Несмотря на множество примеров острых социальных конфликтов в истории Европы, будь то городские бунты (такие, как восстание чомпи во Флоренции в 1385 г.) или сельские восстания (например, Жакерия во время Столетней войны или Крестьянская война 1525 г. в Германии), ни один из них не привёл ко всеобщей революции вроде тех, что произошли в 1640 или 1789 гг. Следовательно, социальная борьба — необходимое, но не достаточное условие крупной революции. Чтобы случилось подобное событие, прежде всего нужна структура унитарного государства, которая фокусирует все политические, социальные и иные формы протеста на одном наборе институтов. Именно сконцентрированность на преобразовании государственных структур и сопутствующее ей оспаривание легитимности существующего государства придают всеобщей революции её взрывной характер и политико-идеологическую природу.

Исторически европейские формы государственного устройства зародились в феодальных монархиях. Протонациональная институционализация светского «меча», равно как и параллельная организация духовного «меча» в структуру духовенства — мирян, носила строго иерархический характер. По сути, две иерархии слились в систему трёх сословий: тех, кто молится, тех, кто воюет, и тех, кто работает. Сформировавшиеся примерно в 1100–1300 гг. феодальные монархии постепенно централизовались и к XVI в. превратились в государства, которые историки позже назвали «абсолютными» монархиями, а после 1789 г. все стали звать «старым режимом». Феодальные корни этих государственных форм имеют огромное значение, поскольку феодальные отношения всегда подразумевают раздел власти, и в дальнейшем это легло в основу принципа «разделения властей» и системы «сдержек и противовесов» в современном конституционализме.
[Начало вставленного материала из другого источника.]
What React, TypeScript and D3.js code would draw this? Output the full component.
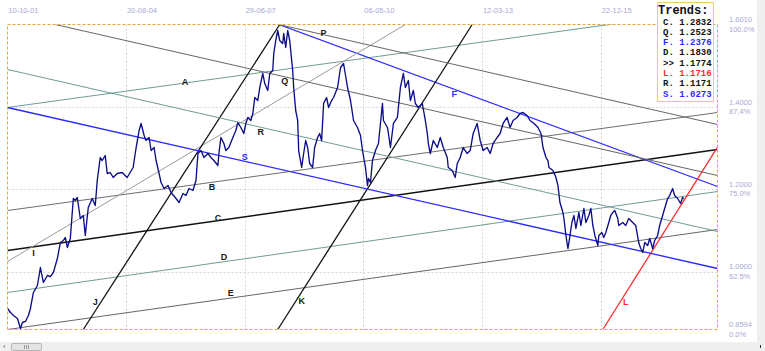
import * as d3 from 'd3'

// bar index of each date label (labels every 119 bars)
const dateLabels = ['10-10-01', '20-08-04', '29-06-07', '06-05-10', '12-03-13', '22-12-15']
const barsPerLabel = 119
const lastBar = 712

const priceMin = 0.8594
const priceMax = 1.601
const priceTicks = [1.601, 1.4, 1.2, 1.0, 0.8594]
const priceTickLabels = ['1.6010', '1.4000', '1.2000', '1.0000', '0.8594']
const pctTickLabels = ['100.0%', '87.4%', '75.0%', '62.5%', '0.0%']
const gridPrices = [1.4, 1.2, 1.0]

// [bar, close]
const closes: [number, number][] = [
  [0, 0.9105], [3, 0.9007], [6, 0.8934], [10, 0.8861], [13, 0.8618], [15, 0.8764], [18, 0.879], [21, 0.8934],
  [23, 0.9105], [26, 0.9494], [30, 0.9664], [33, 1.0101], [36, 0.9737], [40, 0.9907], [43, 0.988], [46, 0.998],
  [50, 1.032], [53, 1.0709], [56, 1.0758], [58, 1.0831], [60, 1.0588], [63, 1.0807], [66, 1.1779], [68, 1.1731],
  [70, 1.1804], [73, 1.1293], [76, 1.1366], [78, 1.088], [81, 1.156], [85, 1.1779], [88, 1.1609], [90, 1.2217],
  [93, 1.2776], [95, 1.2703], [98, 1.2825], [100, 1.2387], [103, 1.2411], [106, 1.229], [110, 1.2387], [115, 1.2411],
  [120, 1.229], [126, 1.2533], [129, 1.3019], [132, 1.3433], [134, 1.3603], [137, 1.3311], [139, 1.319], [142, 1.3262],
  [144, 1.2946], [147, 1.3019], [149, 1.2703], [152, 1.2387], [154, 1.2168], [157, 1.2022], [161, 1.2095], [164, 1.1925],
  [169, 1.1779], [172, 1.1682], [176, 1.1901], [179, 1.1852], [182, 1.2022], [186, 1.1974], [189, 1.2217], [191, 1.2873],
  [194, 1.2946], [197, 1.2776], [201, 1.2873], [204, 1.2776], [207, 1.2703], [211, 1.2582], [212, 1.2873], [214, 1.3262],
  [217, 1.3117], [219, 1.2946], [222, 1.3019], [226, 1.3262], [229, 1.3433], [231, 1.3627], [234, 1.3506], [237, 1.336],
  [239, 1.3603], [241, 1.3749], [244, 1.3676], [246, 1.3846], [248, 1.4235], [251, 1.4162], [253, 1.4478], [256, 1.4819],
  [258, 1.4575], [261, 1.4405], [263, 1.4819], [266, 1.4891], [267, 1.5305], [269, 1.5621], [271, 1.5864], [273, 1.5621],
  [276, 1.5548], [277, 1.5791], [279, 1.5451], [281, 1.5864], [283, 1.5621], [286, 1.4891], [287, 1.4478], [289, 1.3919],
  [291, 1.3676], [292, 1.2946], [295, 1.2533], [297, 1.2873], [299, 1.319], [301, 1.3019], [303, 1.263], [306, 1.2533],
  [308, 1.3019], [311, 1.3262], [313, 1.336], [315, 1.319], [317, 1.4089], [320, 1.4235], [322, 1.3992], [325, 1.4162],
  [327, 1.4235], [331, 1.4478], [334, 1.4964], [337, 1.5062], [341, 1.4478], [344, 1.4162], [347, 1.3676], [351, 1.3506],
  [354, 1.3311], [356, 1.2946], [359, 1.2533], [361, 1.2095], [362, 1.2266], [364, 1.2168], [366, 1.2703], [369, 1.2946],
  [372, 1.3117], [376, 1.4089], [377, 1.3676], [381, 1.3506], [382, 1.336], [384, 1.3019], [387, 1.3603], [391, 1.3749],
  [394, 1.4478], [397, 1.4819], [399, 1.4478], [402, 1.4648], [404, 1.4162], [407, 1.4405], [409, 1.4089], [412, 1.3992],
  [416, 1.4089], [419, 1.3676], [421, 1.336], [422, 1.3117], [424, 1.2873], [427, 1.319], [431, 1.3019], [434, 1.3262],
  [437, 1.3019], [441, 1.2776], [442, 1.2533], [446, 1.246], [449, 1.229], [451, 1.263], [454, 1.2776], [457, 1.3019],
  [461, 1.2873], [464, 1.2946], [467, 1.336], [471, 1.3603], [474, 1.319], [477, 1.2946], [481, 1.3019], [484, 1.2873],
  [487, 1.3117], [491, 1.3262], [494, 1.336], [497, 1.3603], [501, 1.3749], [504, 1.3506], [507, 1.3676], [511, 1.3749],
  [514, 1.3846], [517, 1.387], [521, 1.3797], [524, 1.3676], [528, 1.3603], [532, 1.3506], [535, 1.336], [537, 1.3019],
  [540, 1.2776], [542, 1.2703], [543, 1.2533], [547, 1.246], [550, 1.229], [552, 1.2095], [554, 1.1682], [557, 1.1439],
  [558, 1.1293], [560, 1.088], [562, 1.0563], [563, 1.0709], [566, 1.1196], [568, 1.1366], [570, 1.105], [573, 1.1439],
  [575, 1.1123], [578, 1.1536], [580, 1.1196], [583, 1.1366], [585, 1.1536], [587, 1.1123], [589, 1.088], [592, 1.0636],
  [593, 1.088], [596, 1.0952], [598, 1.0831], [600, 1.0952], [603, 1.1196], [605, 1.1366], [607, 1.1439], [609, 1.1487],
  [612, 1.1293], [613, 1.1123], [617, 1.1196], [620, 1.1123], [623, 1.1293], [627, 1.1196], [630, 1.1123], [633, 1.0709],
  [635, 1.0563], [637, 1.0466], [639, 1.0709], [642, 1.0636], [644, 1.0807], [647, 1.0563], [649, 1.0758], [652, 1.088],
  [654, 1.1123], [657, 1.1366], [659, 1.1536], [662, 1.1779], [664, 1.1852], [667, 1.2022], [669, 1.1852], [672, 1.1779],
  [675, 1.1658], [677, 1.1804], [678, 1.1774],
]

// trend lines: name, [bar, price] start, [bar, price] end
const trendNames = ['A', 'B', 'C', 'D', 'E', 'F', 'I', 'J', 'K', 'L', 'P', 'Q', 'R', 'S']
const trendStart: [number, number][] = [
  [0, 1.3992], [0, 1.1487], [0, 1.0515], [0, 0.9494], [0, 0.8594], [272, 1.601], [0, 1.0247],
  [76, 0.8594], [271, 0.8594], [597, 0.8594], [272, 1.601], [48, 1.601], [0, 1.4916], [0, 1.3992],
]
const trendEnd: [number, number][] = [
  [712, 1.6372], [712, 1.387], [712, 1.2971], [712, 1.1949], [712, 1.1025], [712, 1.2071], [399, 1.601],
  [273, 1.601], [466, 1.601], [712, 1.303], [712, 1.3579], [712, 1.2338], [712, 1.0977], [712, 1.0077],
]
// bar where each trend's letter sits
const trendLabelBar = [178, 205, 211, 217, 224, 448, 26, 88, 295, 620, 317, 278, 254, 238]

const legendKeys = ['C.', 'Q.', 'F.', 'D.', '>>', 'L.', 'R.', 'S.']
const legendValues = ['1.2832', '1.2523', '1.2376', '1.1830', '1.1774', '1.1716', '1.1171', '1.0273']

const TEAL = '#6e9c97'
const BLUE = '#2a2aff'
const RED = '#ff2b2b'
const trendStyle: Record<string, { color: string; width: number; label: string; dy: number }> = {
  A: { color: TEAL, width: 1, label: '#1a1a1a', dy: -1.5 },
  B: { color: '#6e6e6e', width: 1, label: '#1a1a1a', dy: 5 },
  C: { color: '#111', width: 1.5, label: '#1a1a1a', dy: -2.5 },
  D: { color: TEAL, width: 1, label: '#1a1a1a', dy: -5 },
  E: { color: '#666', width: 1, label: '#1a1a1a', dy: -5.5 },
  F: { color: BLUE, width: 1.3, label: BLUE, dy: 5 },
  I: { color: '#9a9a9a', width: 1, label: '#1a1a1a', dy: 6.5 },
  J: { color: '#111', width: 1.3, label: '#1a1a1a', dy: -9 },
  K: { color: '#111', width: 1.3, label: '#1a1a1a', dy: 9.5 },
  L: { color: RED, width: 1.3, label: RED, dy: 8.5 },
  P: { color: '#666', width: 1, label: '#1a1a1a', dy: -2 },
  Q: { color: '#666', width: 1, label: '#1a1a1a', dy: 4 },
  R: { color: TEAL, width: 1, label: '#1a1a1a', dy: 4.5 },
  S: { color: BLUE, width: 1.3, label: BLUE, dy: -4.5 },
}
const legendColor: Record<string, string> = { 'F.': BLUE, 'L.': RED, 'S.': BLUE }

const AXIS_TEXT = '#a9a9d2'

export default function App() {
  const left = 7.5
  const right = 717.5
  const top = 24.5
  const bottom = 329.5

  const x = d3.scaleLinear().domain([0, lastBar]).range([left, right])
  const y = d3.scaleLinear().domain([priceMin, priceMax]).range([bottom, top])
  const line = d3.line<[number, number]>().x(d => x(d[0])).y(d => y(d[1]))

  const trendAt = (i: number, bar: number) => {
    const [b0, p0] = trendStart[i]
    const [b1, p1] = trendEnd[i]
    return p0 + ((p1 - p0) * (bar - b0)) / (b1 - b0)
  }

  return (
    <svg
      width={765}
      height={351}
      style={{ position: 'absolute', left: 0, top: 0, background: '#fff' }}
      fontFamily="'Liberation Sans', Arial, sans-serif"
    >
      <defs>
        <clipPath id="plot">
          <rect x={left} y={top} width={right - left} height={bottom - top} />
        </clipPath>
      </defs>

      {/* grid */}
      {dateLabels.map((_, i) =>
        i === 0 ? null : (
          <line
            key={'vg' + i}
            x1={Math.round(x(i * barsPerLabel)) + 0.5}
            x2={Math.round(x(i * barsPerLabel)) + 0.5}
            y1={top}
            y2={bottom}
            stroke="#d4d4d4"
            strokeDasharray="2,2"
          />
        )
      )}
      {gridPrices.map(p => (
        <line
          key={'hg' + p}
          x1={left}
          x2={right}
          y1={Math.round(y(p)) + 0.5}
          y2={Math.round(y(p)) + 0.5}
          stroke="#d4d4d4"
          strokeDasharray="2,2"
        />
      ))}

      {/* trend lines */}
      <g clipPath="url(#plot)">
        {trendNames.map((n, i) => (
          <line
            key={n}
            x1={x(trendStart[i][0])}
            y1={y(trendStart[i][1])}
            x2={x(trendEnd[i][0])}
            y2={y(trendEnd[i][1])}
            stroke={trendStyle[n].color}
            strokeWidth={trendStyle[n].width}
          />
        ))}
        <path d={line(closes) || ''} fill="none" stroke="#0d0d8a" strokeWidth={1.35} strokeLinejoin="round" />
      </g>

      {/* plot border */}
      <rect
        x={left}
        y={top}
        width={right - left}
        height={bottom - top}
        fill="none"
        stroke="#e4a63a"
        strokeDasharray="3,2"
      />

      {/* trend letters */}
      {trendNames.map((n, i) => {
        const bar = trendLabelBar[i]
        return (
          <text
            key={'t' + n}
            x={x(bar)}
            y={y(trendAt(i, bar)) + trendStyle[n].dy}
            fill={trendStyle[n].label}
            fontSize={9}
            fontWeight="bold"
            textAnchor="middle"
            dominantBaseline="central"
          >
            {n}
          </text>
        )
      })}

      {/* date labels */}
      {dateLabels.map((d, i) => (
        <text key={d} x={x(i * barsPerLabel) + 0.8} y={12.5} fill={AXIS_TEXT} fontSize={7.5}>
          {d}
        </text>
      ))}

      {/* price labels */}
      {priceTicks.map((p, i) => (
        <g key={'p' + i}>
          <text x={729} y={y(p) - 2.5} fill={AXIS_TEXT} fontSize={7.5}>
            {priceTickLabels[i]}
          </text>
          <text x={729} y={y(p) + 7} fill={AXIS_TEXT} fontSize={7.5}>
            {pctTickLabels[i]}
          </text>
        </g>
      ))}

      {/* legend */}
      <rect x={657.5} y={2.5} width={56} height={99} fill="#fff" stroke="#f0c97a" />
      <text x={658} y={13.5} fontFamily="'Liberation Mono', 'Courier New', monospace" fontWeight="bold" fontSize={12} fill="#111">
        Trends:
      </text>
      {legendKeys.map((k, i) => (
        <text
          key={k}
          x={663}
          y={24.5 + i * 10.3}
          fontFamily="'Liberation Mono', 'Courier New', monospace"
          fontWeight="bold"
          fontSize={9}
          fill={legendColor[k] || '#111'}
          style={{ whiteSpace: 'pre' }}
        >
          {k + ' ' + legendValues[i]}
        </text>
      ))}

      {/* window chrome: right band and bottom scrollbar */}
      <rect x={757} y={0} width={8} height={351} fill="#efefef" />
      <rect x={0} y={342} width={765} height={9} fill="#efefef" />
      <rect x={11.5} y={343.5} width={30} height={7} fill="#e4e4e4" stroke="#b5b5b5" rx={1} />
      {[-2, 0, 2].map(o => (
        <line key={o} x1={26.5 + o} x2={26.5 + o} y1={345} y2={349} stroke="#9a9a9a" />
      ))}
      <path d="M3,346.5 L5,345 L5,348 Z" fill="#8a8a8a" />
      <rect x={760} y={345} width={1} height={3} fill="#333" />
    </svg>
  )
}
5. Таким образом, европейская «великая революция» — это принявший всеобщий характер бунт против «старого режима». В истории каждой нации подобная трансформация может произойти лишь единожды, так как она закладывает фундамент будущей «современности» этой нации. Свои отличительные черты западные революции приобретают от конституционных и культурных структур «старого режима», против которых они совершаются, порождающих соответствующие модели революционных действий. С 1400 по 1789 г. европейские революции совершались против священного союза двух властей и трёх сословий.
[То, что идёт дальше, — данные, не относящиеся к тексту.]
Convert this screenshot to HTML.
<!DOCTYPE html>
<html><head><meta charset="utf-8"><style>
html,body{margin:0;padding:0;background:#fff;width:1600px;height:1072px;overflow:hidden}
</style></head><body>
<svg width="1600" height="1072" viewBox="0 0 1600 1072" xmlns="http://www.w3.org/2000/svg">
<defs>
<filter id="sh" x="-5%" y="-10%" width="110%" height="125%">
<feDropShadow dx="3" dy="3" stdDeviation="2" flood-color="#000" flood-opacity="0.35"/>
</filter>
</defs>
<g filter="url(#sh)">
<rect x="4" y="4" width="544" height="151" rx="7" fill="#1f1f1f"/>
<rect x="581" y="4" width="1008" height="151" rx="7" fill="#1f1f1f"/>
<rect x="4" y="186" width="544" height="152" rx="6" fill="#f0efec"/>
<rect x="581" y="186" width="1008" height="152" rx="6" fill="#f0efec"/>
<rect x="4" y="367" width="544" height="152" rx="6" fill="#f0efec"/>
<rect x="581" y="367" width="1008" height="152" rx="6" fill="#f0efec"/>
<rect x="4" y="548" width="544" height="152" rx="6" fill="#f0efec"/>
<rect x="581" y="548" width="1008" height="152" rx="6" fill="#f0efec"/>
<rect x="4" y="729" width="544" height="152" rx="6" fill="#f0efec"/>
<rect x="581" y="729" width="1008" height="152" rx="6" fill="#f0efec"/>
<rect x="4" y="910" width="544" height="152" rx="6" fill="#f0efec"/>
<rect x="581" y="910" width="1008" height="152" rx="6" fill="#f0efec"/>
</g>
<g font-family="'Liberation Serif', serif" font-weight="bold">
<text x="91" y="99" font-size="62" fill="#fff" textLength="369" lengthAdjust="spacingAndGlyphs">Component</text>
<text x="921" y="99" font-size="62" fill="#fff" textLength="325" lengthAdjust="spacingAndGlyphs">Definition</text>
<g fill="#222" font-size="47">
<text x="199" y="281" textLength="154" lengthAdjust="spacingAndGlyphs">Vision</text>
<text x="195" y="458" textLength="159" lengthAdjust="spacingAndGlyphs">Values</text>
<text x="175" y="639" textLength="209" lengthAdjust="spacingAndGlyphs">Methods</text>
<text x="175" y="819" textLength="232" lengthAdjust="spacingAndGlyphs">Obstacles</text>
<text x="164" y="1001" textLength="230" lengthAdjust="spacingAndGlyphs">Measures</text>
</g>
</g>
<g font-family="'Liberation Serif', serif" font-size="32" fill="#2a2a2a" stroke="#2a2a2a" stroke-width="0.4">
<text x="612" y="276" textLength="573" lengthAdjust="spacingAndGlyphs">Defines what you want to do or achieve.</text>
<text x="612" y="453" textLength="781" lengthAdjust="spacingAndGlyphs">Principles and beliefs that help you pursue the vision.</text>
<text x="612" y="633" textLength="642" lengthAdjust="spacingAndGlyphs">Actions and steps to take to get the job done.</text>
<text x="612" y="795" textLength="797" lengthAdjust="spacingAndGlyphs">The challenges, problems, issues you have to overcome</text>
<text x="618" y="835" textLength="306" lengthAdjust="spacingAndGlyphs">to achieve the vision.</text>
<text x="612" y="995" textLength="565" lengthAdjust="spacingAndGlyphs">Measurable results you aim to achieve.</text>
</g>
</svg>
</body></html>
6. Западные революции не просто воспроизводят базовую модель бунта против «старого режима». Каждая новая революция извлекает уроки из предшествующего опыта и, таким образом, повышает радикализм модели. (Вспомним, что к востоку от Рейна модифицированный «старый режим» существовал до Первой мировой войны — в Пруссии, Австро-Венгрии и России.) Схематично эта прогрессия выглядит следующим образом.
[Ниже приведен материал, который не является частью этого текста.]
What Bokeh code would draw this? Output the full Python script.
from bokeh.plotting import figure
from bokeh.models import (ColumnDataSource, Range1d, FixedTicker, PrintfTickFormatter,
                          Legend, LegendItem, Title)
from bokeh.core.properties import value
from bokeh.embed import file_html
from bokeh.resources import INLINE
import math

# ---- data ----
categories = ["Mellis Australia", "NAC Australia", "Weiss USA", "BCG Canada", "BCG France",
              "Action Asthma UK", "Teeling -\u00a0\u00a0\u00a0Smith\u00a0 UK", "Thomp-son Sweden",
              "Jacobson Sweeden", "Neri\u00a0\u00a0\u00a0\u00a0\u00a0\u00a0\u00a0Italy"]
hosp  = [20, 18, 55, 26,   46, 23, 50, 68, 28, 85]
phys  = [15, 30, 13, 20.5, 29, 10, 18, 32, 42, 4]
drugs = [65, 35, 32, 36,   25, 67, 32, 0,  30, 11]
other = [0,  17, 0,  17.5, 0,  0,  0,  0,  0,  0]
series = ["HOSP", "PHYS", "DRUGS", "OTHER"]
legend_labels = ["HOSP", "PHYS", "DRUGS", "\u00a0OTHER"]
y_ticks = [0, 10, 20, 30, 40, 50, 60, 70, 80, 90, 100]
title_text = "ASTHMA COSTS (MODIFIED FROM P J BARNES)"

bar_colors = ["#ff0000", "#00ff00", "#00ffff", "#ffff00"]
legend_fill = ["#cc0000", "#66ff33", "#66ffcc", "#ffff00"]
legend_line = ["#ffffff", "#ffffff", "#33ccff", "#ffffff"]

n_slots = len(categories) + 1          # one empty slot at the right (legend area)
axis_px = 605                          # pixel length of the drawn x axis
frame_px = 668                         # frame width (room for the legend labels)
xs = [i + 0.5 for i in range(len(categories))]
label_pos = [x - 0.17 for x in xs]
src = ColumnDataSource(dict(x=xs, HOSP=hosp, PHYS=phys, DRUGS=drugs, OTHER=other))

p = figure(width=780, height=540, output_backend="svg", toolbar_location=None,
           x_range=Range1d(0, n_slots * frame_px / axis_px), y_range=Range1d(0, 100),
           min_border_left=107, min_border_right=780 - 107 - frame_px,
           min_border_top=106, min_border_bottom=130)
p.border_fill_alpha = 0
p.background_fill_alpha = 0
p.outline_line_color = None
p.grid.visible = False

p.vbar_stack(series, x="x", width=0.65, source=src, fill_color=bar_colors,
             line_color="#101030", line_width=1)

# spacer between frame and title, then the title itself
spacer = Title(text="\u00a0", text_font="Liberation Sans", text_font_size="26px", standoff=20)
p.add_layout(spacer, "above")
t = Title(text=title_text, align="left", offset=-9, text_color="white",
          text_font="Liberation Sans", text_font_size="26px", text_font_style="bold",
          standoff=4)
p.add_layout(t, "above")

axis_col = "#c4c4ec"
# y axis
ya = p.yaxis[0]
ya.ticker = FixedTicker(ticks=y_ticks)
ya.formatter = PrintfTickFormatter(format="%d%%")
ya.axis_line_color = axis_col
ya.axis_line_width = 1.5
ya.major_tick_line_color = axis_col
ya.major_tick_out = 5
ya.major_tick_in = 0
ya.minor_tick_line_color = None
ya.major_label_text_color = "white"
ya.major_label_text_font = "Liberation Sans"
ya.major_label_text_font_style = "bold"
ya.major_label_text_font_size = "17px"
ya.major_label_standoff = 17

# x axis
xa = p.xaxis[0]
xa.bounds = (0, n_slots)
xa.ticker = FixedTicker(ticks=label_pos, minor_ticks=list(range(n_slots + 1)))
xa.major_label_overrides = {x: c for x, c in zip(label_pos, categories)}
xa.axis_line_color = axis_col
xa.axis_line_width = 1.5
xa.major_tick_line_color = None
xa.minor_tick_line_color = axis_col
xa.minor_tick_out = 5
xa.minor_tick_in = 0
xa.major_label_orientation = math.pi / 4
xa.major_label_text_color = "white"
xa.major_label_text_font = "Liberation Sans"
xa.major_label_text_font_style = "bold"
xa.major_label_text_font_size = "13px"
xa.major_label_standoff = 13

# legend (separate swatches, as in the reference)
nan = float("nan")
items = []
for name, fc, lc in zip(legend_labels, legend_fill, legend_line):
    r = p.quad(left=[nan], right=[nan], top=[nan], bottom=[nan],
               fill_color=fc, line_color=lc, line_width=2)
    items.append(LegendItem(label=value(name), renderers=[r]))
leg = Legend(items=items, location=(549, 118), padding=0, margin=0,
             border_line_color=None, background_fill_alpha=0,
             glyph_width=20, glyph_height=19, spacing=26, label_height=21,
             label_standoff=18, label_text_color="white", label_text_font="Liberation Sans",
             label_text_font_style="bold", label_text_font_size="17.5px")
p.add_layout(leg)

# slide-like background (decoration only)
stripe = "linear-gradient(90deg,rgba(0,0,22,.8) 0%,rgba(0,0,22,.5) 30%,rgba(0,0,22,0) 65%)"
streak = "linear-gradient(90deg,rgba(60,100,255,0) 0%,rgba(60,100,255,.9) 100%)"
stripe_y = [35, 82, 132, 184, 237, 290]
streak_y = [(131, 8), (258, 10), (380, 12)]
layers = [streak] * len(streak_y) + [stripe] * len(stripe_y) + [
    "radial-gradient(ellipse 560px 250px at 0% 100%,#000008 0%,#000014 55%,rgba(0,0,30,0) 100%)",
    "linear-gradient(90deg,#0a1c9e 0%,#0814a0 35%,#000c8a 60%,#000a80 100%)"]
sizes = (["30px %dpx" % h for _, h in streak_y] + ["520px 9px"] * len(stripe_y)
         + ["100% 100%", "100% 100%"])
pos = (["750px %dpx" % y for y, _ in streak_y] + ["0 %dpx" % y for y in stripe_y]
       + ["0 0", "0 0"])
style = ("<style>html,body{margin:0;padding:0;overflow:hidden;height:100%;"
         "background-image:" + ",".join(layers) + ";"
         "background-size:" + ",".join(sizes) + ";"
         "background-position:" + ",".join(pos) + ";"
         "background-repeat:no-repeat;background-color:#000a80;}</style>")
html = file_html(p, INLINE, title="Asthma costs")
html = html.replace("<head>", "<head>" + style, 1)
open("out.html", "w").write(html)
а) Английская или пуританская революция по схеме действий мало отличалась от французской, однако носила наполовину религиозный характер и потому сама себя никогда революцией не считала. Когда она закончилась, её наследники постарались стереть из национального сознания нации тот факт, что они совершили революцию. Её завершающий эпизод — «Славная революция» 1688 г. — в своё время понимался как «реставрация». (Изначальный смысл слова «революция» — возвращение к исходной точке[6].)

б) Американские колонисты начали то, что они действительно именовали «революцией» (в духе 1688 г.), с попытки «реставрировать» свои исторические права как части английской нации. Однако в итоге создали новую нацию и республику — результат явно «революционный» в современном понимании этого слова, присущем эпохе, пришедшей на смену «старому режиму».

в) Это современное понимание окончательно сформировалось в ходе Французской революции. Схожая по базовой модели с английской предшественницей, она впервые происходила преимущественно под влиянием светской культуры — Просвещения. Поэтому события 1789 г. быстро переросли во фронтальное наступление на весь тысячелетний европейский «старый режим» в целом: монархию, аристократию и церковь. В результате революция стала означать процесс созидательного насилия, знаменующий начало новой всемирно-исторической эпохи, и создание «нового человека». События во Франции впервые породили на Западе культ революции как орудия истории, во всяком случае среди тех, кого мы сегодня называем «левыми».

г) Затем наступил переломный момент 1830–1848 гг. Поскольку Французская революция не выполнила свою задачу освобождения человека, после июльского переворота 1830 г. наиболее радикальные её наследники стали пророчить второй — и последний — 1789 г. Крайние левые ожидали, что это «второе пришествие» расширит революционные задачи от завоевания политических свобод для немногих имущих до установления социальной справедливости и равенства для множества обездоленных. Подобное кредо именовалось по-разному, то социализмом, то коммунизмом; его программу-максимум составляла отмена частной собственности, прибылей и рынка — т.е. «эксплуататорской» системы, для обозначения которой к концу века был изобретён термин «капитализм». Разумеется, этот социализм имел светскую ориентацию, зачастую даже носил воинствующий антирелигиозный характер, подобно Просвещению. Тем не менее новое движение по сути нередко воспроизводило милленаристские упования времён Средневековья и Реформации в светском обличье: от «нового христианства» Сен-Симона до райского «бесклассового и безгосударственного общества» Маркса, и его лидеры порой прямо заявляли об этом родстве. Маркс, заложивший основы своей системы к 1845 г., лишь один, наиболее знаменитый, из теоретиков революционного ожидания. Связь между его коммунистическими пророчествами и эсхатологией Реформации можно отчётливо проследить через историческую метафизику Гегеля. Собственно, Энгельс прямым предшественником Маркса считал Томаса Мюнцера.